In: Statistics and Probability
Ten randomly selected people took an IQ test A, and next day they took a very similar IQ test B. Their scores are shown in the table below.
Person | A | B | C | D | E | F | G | H | I | J |
Test A | 85 | 104 | 129 | 112 | 88 | 93 | 116 | 79 | 96 | 104 |
Test B | 85 | 104 | 130 | 117 | 88 | 96 | 119 | 78 | 95 | 104 |
Consider (Test A - Test B). Use a 0.01 significance level to test
the claim that people do better on the second test than they do on
the first. Assume differences are normal. (Note: You may wish to
use software.)
(a) The test statistic is (at least 2 digits after the decimal)
(b) The critical value is (at least 3 digits after the decimal)

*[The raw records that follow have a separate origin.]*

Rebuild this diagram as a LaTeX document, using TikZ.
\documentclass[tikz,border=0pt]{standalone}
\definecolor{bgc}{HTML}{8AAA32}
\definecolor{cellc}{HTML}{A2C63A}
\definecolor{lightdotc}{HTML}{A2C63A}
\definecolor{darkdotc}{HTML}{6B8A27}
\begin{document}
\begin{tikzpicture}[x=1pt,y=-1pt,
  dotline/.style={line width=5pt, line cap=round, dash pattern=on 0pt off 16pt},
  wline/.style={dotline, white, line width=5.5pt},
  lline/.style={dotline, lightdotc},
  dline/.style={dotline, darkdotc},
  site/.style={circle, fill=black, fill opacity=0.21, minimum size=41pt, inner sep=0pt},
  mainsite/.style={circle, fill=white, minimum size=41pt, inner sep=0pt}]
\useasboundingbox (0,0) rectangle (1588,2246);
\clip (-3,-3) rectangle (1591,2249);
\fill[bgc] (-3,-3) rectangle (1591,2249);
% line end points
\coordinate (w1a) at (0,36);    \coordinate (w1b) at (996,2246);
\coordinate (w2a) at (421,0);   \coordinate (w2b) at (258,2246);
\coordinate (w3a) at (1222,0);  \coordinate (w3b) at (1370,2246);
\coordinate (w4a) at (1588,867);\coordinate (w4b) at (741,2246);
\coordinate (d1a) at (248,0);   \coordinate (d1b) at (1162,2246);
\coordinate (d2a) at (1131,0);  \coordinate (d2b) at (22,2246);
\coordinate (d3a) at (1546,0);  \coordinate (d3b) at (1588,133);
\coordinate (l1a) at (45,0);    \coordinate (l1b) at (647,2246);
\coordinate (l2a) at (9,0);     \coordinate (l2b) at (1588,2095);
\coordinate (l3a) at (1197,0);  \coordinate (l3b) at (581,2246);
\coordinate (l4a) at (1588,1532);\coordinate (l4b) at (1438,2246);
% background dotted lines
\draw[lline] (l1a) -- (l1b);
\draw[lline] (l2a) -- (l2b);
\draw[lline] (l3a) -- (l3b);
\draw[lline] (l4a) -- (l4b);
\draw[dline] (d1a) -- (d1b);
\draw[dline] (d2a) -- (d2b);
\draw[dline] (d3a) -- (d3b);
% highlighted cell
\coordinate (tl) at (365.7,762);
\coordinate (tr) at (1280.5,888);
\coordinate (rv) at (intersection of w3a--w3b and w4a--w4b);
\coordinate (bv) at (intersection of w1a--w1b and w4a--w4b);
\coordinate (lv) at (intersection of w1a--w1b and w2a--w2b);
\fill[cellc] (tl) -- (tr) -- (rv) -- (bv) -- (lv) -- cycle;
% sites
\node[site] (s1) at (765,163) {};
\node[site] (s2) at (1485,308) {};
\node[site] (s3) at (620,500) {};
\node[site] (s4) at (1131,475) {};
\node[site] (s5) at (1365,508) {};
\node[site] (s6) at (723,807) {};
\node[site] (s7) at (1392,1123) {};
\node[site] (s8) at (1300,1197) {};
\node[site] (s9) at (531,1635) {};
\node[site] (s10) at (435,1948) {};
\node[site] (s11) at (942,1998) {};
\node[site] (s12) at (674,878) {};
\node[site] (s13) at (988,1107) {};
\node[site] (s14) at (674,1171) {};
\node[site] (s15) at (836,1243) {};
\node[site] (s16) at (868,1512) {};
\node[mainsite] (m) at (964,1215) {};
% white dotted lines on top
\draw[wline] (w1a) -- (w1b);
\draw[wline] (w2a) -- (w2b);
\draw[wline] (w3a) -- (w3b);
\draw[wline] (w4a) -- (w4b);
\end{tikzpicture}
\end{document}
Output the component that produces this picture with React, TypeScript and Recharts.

(c) Is there sufficient evidence to support the claim that
people do better on the second test?
A. No
B. Yes
(d) Construct a 99% confidence interval for the mean of the
differences. Again, use (Test A - Test B) Use 3 digits after the
decimal.
a)
test statistic is =-1.58
b)
critical value is =-2.821
c)
A) NO (since test statistic is not less than critical value)
d)
for 99% CI; and 9 degree of freedom, value of t= | 3.250 | ||
therefore confidence interval=sample mean -/+ t*std error | |||
margin of errror =t*std error= | 2.055 | ||
lower confidence limit = | -3.055 | ||
upper confidence limit = | 1.055 | ||
from above 99% confidence interval for population mean =(-3.055,1.055) |